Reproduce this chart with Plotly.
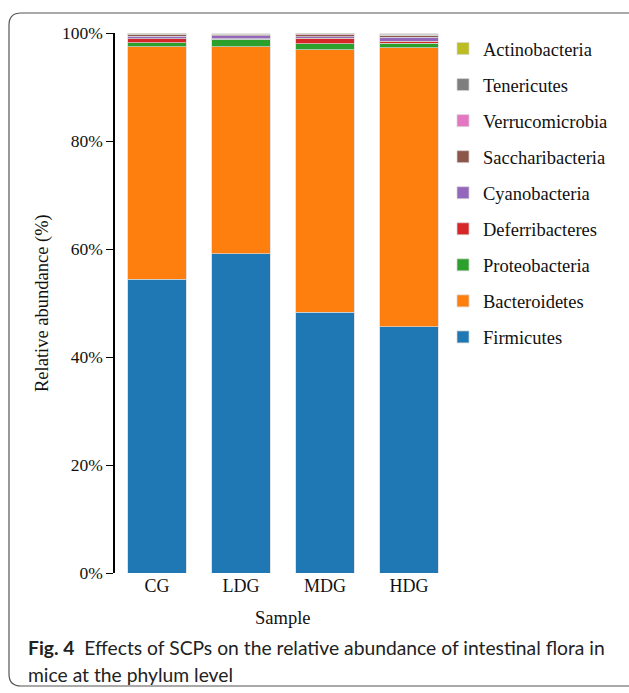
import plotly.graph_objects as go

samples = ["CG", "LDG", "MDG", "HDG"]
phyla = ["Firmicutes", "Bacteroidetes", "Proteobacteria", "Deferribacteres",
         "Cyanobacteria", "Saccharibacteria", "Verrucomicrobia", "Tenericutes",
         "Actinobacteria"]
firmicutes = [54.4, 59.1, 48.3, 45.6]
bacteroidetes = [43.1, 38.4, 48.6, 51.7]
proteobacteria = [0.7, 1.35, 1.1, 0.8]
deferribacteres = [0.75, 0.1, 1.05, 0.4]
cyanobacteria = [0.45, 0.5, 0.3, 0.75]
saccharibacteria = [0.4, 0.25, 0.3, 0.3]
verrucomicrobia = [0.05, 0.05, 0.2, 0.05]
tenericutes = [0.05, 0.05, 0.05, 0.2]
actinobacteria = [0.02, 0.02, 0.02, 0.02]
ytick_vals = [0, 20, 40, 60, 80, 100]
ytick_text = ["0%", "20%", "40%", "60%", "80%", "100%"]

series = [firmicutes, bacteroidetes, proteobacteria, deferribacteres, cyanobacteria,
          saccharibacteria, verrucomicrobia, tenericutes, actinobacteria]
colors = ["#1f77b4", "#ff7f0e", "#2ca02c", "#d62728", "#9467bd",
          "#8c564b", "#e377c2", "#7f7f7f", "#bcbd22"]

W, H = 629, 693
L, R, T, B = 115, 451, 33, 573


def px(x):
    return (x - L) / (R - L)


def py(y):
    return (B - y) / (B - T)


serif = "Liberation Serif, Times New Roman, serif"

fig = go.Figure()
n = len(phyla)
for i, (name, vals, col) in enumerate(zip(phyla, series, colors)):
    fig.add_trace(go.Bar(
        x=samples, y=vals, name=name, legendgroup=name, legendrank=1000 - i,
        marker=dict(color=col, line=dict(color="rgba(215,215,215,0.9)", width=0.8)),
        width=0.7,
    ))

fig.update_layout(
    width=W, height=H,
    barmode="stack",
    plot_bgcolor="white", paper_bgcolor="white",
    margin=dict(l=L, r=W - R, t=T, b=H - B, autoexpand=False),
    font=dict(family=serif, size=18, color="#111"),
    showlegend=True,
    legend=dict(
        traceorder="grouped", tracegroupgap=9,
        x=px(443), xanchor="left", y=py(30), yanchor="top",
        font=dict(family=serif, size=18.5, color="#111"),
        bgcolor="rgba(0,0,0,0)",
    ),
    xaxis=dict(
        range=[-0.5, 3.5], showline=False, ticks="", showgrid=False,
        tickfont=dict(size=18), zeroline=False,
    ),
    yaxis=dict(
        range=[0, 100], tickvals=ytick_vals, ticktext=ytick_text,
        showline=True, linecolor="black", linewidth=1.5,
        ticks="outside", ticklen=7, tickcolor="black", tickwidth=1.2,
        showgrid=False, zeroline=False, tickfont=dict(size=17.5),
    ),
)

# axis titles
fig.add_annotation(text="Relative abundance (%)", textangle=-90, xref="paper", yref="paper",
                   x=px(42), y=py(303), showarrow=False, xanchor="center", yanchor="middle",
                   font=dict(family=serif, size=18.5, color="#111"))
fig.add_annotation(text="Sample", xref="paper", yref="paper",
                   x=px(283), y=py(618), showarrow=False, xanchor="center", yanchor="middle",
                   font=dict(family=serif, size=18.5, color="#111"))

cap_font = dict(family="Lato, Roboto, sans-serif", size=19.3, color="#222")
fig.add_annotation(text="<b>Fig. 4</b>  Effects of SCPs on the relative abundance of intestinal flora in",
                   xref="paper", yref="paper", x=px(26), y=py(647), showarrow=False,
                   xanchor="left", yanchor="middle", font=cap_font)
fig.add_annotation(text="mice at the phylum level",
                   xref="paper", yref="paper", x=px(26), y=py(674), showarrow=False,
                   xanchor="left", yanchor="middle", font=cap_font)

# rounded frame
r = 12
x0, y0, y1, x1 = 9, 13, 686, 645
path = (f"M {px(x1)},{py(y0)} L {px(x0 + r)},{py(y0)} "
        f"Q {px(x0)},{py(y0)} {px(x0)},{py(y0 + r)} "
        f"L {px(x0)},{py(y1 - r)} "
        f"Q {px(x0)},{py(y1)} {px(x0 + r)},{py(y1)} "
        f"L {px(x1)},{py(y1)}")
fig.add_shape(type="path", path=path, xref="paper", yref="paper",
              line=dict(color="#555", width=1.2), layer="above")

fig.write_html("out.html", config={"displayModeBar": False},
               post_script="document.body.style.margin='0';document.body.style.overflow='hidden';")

- TASK DESCRIPTION:
Set down the complete material exactly, but do not include the images.

- ANSWER FOR THE TASK:
Reproduce this chart with Plotly.
import plotly.graph_objects as go

samples = ["CG", "LDG", "MDG", "HDG"]
phyla = ["Firmicutes", "Bacteroidetes", "Proteobacteria", "Deferribacteres",
         "Cyanobacteria", "Saccharibacteria", "Verrucomicrobia", "Tenericutes",
         "Actinobacteria"]
firmicutes = [54.4, 59.1, 48.3, 45.6]
bacteroidetes = [43.1, 38.4, 48.6, 51.7]
proteobacteria = [0.7, 1.35, 1.1, 0.8]
deferribacteres = [0.75, 0.1, 1.05, 0.4]
cyanobacteria = [0.45, 0.5, 0.3, 0.75]
saccharibacteria = [0.4, 0.25, 0.3, 0.3]
verrucomicrobia = [0.05, 0.05, 0.2, 0.05]
tenericutes = [0.05, 0.05, 0.05, 0.2]
actinobacteria = [0.02, 0.02, 0.02, 0.02]
ytick_vals = [0, 20, 40, 60, 80, 100]
ytick_text = ["0%", "20%", "40%", "60%", "80%", "100%"]

series = [firmicutes, bacteroidetes, proteobacteria, deferribacteres, cyanobacteria,
          saccharibacteria, verrucomicrobia, tenericutes, actinobacteria]
colors = ["#1f77b4", "#ff7f0e", "#2ca02c", "#d62728", "#9467bd",
          "#8c564b", "#e377c2", "#7f7f7f", "#bcbd22"]

W, H = 629, 693
L, R, T, B = 115, 451, 33, 573


def px(x):
    return (x - L) / (R - L)


def py(y):
    return (B - y) / (B - T)


serif = "Liberation Serif, Times New Roman, serif"

fig = go.Figure()
n = len(phyla)
for i, (name, vals, col) in enumerate(zip(phyla, series, colors)):
    fig.add_trace(go.Bar(
        x=samples, y=vals, name=name, legendgroup=name, legendrank=1000 - i,
        marker=dict(color=col, line=dict(color="rgba(215,215,215,0.9)", width=0.8)),
        width=0.7,
    ))

fig.update_layout(
    width=W, height=H,
    barmode="stack",
    plot_bgcolor="white", paper_bgcolor="white",
    margin=dict(l=L, r=W - R, t=T, b=H - B, autoexpand=False),
    font=dict(family=serif, size=18, color="#111"),
    showlegend=True,
    legend=dict(
        traceorder="grouped", tracegroupgap=9,
        x=px(443), xanchor="left", y=py(30), yanchor="top",
        font=dict(family=serif, size=18.5, color="#111"),
        bgcolor="rgba(0,0,0,0)",
    ),
    xaxis=dict(
        range=[-0.5, 3.5], showline=False, ticks="", showgrid=False,
        tickfont=dict(size=18), zeroline=False,
    ),
    yaxis=dict(
        range=[0, 100], tickvals=ytick_vals, ticktext=ytick_text,
        showline=True, linecolor="black", linewidth=1.5,
        ticks="outside", ticklen=7, tickcolor="black", tickwidth=1.2,
        showgrid=False, zeroline=False, tickfont=dict(size=17.5),
    ),
)

# axis titles
fig.add_annotation(text="Relative abundance (%)", textangle=-90, xref="paper", yref="paper",
                   x=px(42), y=py(303), showarrow=False, xanchor="center", yanchor="middle",
                   font=dict(family=serif, size=18.5, color="#111"))
fig.add_annotation(text="Sample", xref="paper", yref="paper",
                   x=px(283), y=py(618), showarrow=False, xanchor="center", yanchor="middle",
                   font=dict(family=serif, size=18.5, color="#111"))

cap_font = dict(family="Lato, Roboto, sans-serif", size=19.3, color="#222")
fig.add_annotation(text="<b>Fig. 4</b>  Effects of SCPs on the relative abundance of intestinal flora in",
                   xref="paper", yref="paper", x=px(26), y=py(647), showarrow=False,
                   xanchor="left", yanchor="middle", font=cap_font)
fig.add_annotation(text="mice at the phylum level",
                   xref="paper", yref="paper", x=px(26), y=py(674), showarrow=False,
                   xanchor="left", yanchor="middle", font=cap_font)

# rounded frame
r = 12
x0, y0, y1, x1 = 9, 13, 686, 645
path = (f"M {px(x1)},{py(y0)} L {px(x0 + r)},{py(y0)} "
        f"Q {px(x0)},{py(y0)} {px(x0)},{py(y0 + r)} "
        f"L {px(x0)},{py(y1 - r)} "
        f"Q {px(x0)},{py(y1)} {px(x0 + r)},{py(y1)} "
        f"L {px(x1)},{py(y1)}")
fig.add_shape(type="path", path=path, xref="paper", yref="paper",
              line=dict(color="#555", width=1.2), layer="above")

fig.write_html("out.html", config={"displayModeBar": False},
               post_script="document.body.style.margin='0';document.body.style.overflow='hidden';")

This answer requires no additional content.